[Math] Image of a convergent sequence under a continuous function converges

Question

Let $f:X \mapsto Y$ be a continuous function between two topological spaces. Let $\{x_i\} \subset X$ be a convergent sequence with limit $x \in X$. Does it follow that $\{f(x_i)\} \subset Y$ converges to $f(x) \in Y$?

This came up in a manifolds topology class, where we are mapping between a subset of metric space and a subset of the manifold with a homeomorphism.

Answer 1

Yes it does. In fact, for first countable spaces (in particular, metric spaces), this is equivalent to $f$ being continuous. More precisely,

Theorem 1. If $X$ and $Y$ are topological spaces and $X$ is first countable, then $f:X\to Y$ is continuous iff whenever a sequence $(x_n)$ in $X$ converges to a limit $x$, then $f(x_n)\to f(x)$.

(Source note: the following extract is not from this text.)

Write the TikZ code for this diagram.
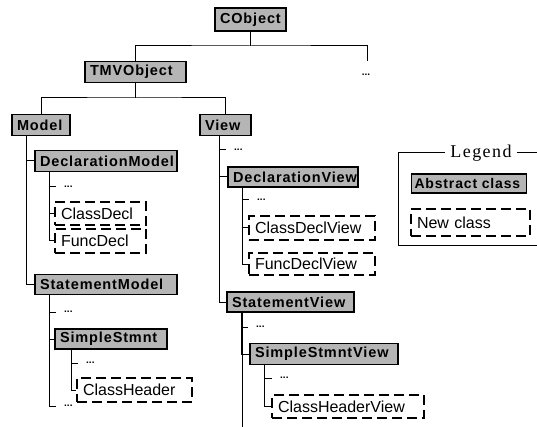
\documentclass[tikz,border=0pt]{standalone}
\usepackage{fontspec}
\setmainfont{Liberation Sans}
\newfontfamily\absfont[LetterSpace=6]{Liberation Sans}
\newfontfamily\legfont[LetterSpace=8]{Liberation Serif}
\begin{document}
\begin{tikzpicture}[x=1pt,y=-1pt,
  abs/.style={draw, line width=1.3pt, fill=gray!58, font=\fontsize{14.5}{14.5}\selectfont\absfont\bfseries,
    inner xsep=5pt, inner ysep=0pt, align=left, minimum height=21pt},
  newc/.style={draw, line width=2.3pt, dash pattern=on 10pt off 5pt, fill=white,
    font=\fontsize{16}{16}\selectfont, inner xsep=6pt, inner ysep=0pt, align=left, minimum height=24pt},
  conn/.style={line width=1pt},
  dotsn/.style={font=\fontsize{10}{10}\selectfont\bfseries, inner sep=0pt, anchor=west},
  legtitle/.style={font=\fontsize{18}{18}\selectfont\legfont, inner xsep=5pt, inner ysep=0pt, fill=white}
]
\useasboundingbox (0,0) rectangle (537,427);

% abstract classes
\node[abs, text width=61pt, minimum height=23pt] (cobj) at (250.5,19.5) {CObject};
\node[abs, text width=91pt] (tmv) at (135.5,72) {TMVObject};
\node[abs, text width=48pt] (model) at (41,125) {Model};
\node[abs, text width=41pt] (view) at (225.5,125) {View};
\node[abs, text width=132pt] (declm) at (106,161) {DeclarationModel};
\node[abs, text width=132pt, minimum height=20pt] (stm) at (106,284.5) {StatementModel};
\node[abs, text width=102pt, minimum height=20pt] (simple) at (111,339) {SimpleStmnt};
\node[abs, text width=120pt, minimum height=20pt] (declv) at (293,177) {DeclarationView};
\node[abs, text width=117pt, minimum height=20pt] (stv) at (290.5,302) {StatementView};
\node[abs, text width=138pt] (simplev) at (324,354) {SimpleStmntView};

% new classes
\node[newc, text width=79pt, minimum height=23pt] (classdecl) at (100.5,213.5) {ClassDecl};
\node[newc, text width=79pt, minimum height=24pt] (funcdecl) at (100.5,241) {FuncDecl};
\node[newc, text width=103pt] (classheader) at (134.5,390) {ClassHeader};
\node[newc, text width=114pt] (classdeclv) at (312,228) {ClassDeclView};
\node[newc, text width=114pt, minimum height=22pt] (funcdeclv) at (312,264) {FuncDeclView};
\node[newc, text width=140pt, minimum height=23pt] (classheaderv) at (348,406.5) {ClassHeaderView};

% dots
\node[dotsn, anchor=center] (d0) at (366,75) {...};
\node[dotsn] (dm1) at (64,187) {...};
\node[dotsn] (sm1) at (64,312) {...};
\node[dotsn] (sm2) at (64,406) {...};
\node[dotsn] (ss1) at (86,363) {...};
\node[dotsn] (v1) at (234,150) {...};
\node[dotsn] (dv1) at (257,200) {...};
\node[dotsn] (sv1) at (256,327) {...};
\node[dotsn] (ssv1) at (280,378) {...};

% top levels
\coordinate (b0) at (250.5,46);
\coordinate (r0) at (367,61);
\draw[conn] (cobj.south) -- (b0);
\draw[conn] (tmv.north) |- (b0) -| (r0);
\coordinate (b1) at (135.5,98);
\draw[conn] (tmv.south) -- (b1);
\draw[conn] (model.north) |- (b1) -| (view.north);

% Model subtree
\draw[conn] (model.south west) ++(15,0) |- (declm.west);
\draw[conn] (model.south west) ++(15,0) |- (stm.west);
\draw[conn, shorten >=8pt] (declm.south west) ++(15,0) |- (dm1.west);
\draw[conn] (declm.south west) ++(15,0) |- (classdecl.west);
\draw[conn] (declm.south west) ++(15,0) |- (funcdecl.west);
\draw[conn, shorten >=8pt] (stm.south west) ++(15,0) |- (sm1.west);
\draw[conn] (stm.south west) ++(15,0) |- (simple.west);
\draw[conn, shorten >=8pt] (stm.south west) ++(15,0) |- (sm2.west);
\draw[conn, shorten >=8pt] (simple.south west) ++(17,0) |- (ss1.west);
\draw[conn] (simple.south west) ++(17,0) |- (classheader.west);

% View subtree
\draw[conn, shorten >=8pt] (view.south west) ++(20,0) |- (v1.west);
\draw[conn] (view.south west) ++(20,0) |- (declv.west);
\draw[conn] (view.south west) ++(20,0) |- (stv.west);
\draw[conn, shorten >=8pt] (declv.south west) ++(15,0) |- (dv1.west);
\draw[conn] (declv.south west) ++(15,0) |- (classdeclv.west);
\draw[conn] (declv.south west) ++(15,0) |- (funcdeclv.west);
\coordinate (svend) at (242,430);
\draw[conn] (svend |- stv.south) -- (svend);
\draw[conn, shorten >=8pt] (stv.south west) ++(15,0) |- (sv1.west);
\draw[conn] (stv.south west) ++(15,0) |- (simplev.west);
\draw[conn, shorten >=8pt] (simplev.south west) ++(15,0) |- (ssv1.west);
\draw[conn] (simplev.south west) ++(15,0) |- (classheaderv.west);

% Legend
\node[legtitle] (legt) at (481,153) {Legend};
\coordinate (lgtl) at (398,153);
\coordinate (lgbl) at (398,246);
\coordinate (lgbr) at (537,246);
\coordinate (lgtr) at (537,153);
\draw[conn] (legt.west) -- (lgtl) -- (lgbl) -- (lgbr);
\draw[conn] (legt.east) -- (lgtr);
\node[abs, font=\fontsize{14}{14}\selectfont\absfont\bfseries, text width=109pt, inner xsep=3pt, minimum height=19pt] (legabs) at (469,183.5) {Abstract class};
\node[newc, text width=107pt, minimum height=27pt] (legnew) at (470.5,222.5) {New class};
\end{tikzpicture}
\end{document}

For general topological spaces, we need a different notion of convergence to get the same equivalence. For instance, using nets one can obtain the analogue:

Theorem 2. If $X$ and $Y$ are topological spaces, then $f:X\to Y$ is continuous iff whenever a net $(x_\alpha)$ in $X$ converges to a limit $x$, then $f(x_\alpha)\to f(x)$.

Since every sequence is a net, the forward direction of Theorem $1$ always holds. It's the converse that fails in general.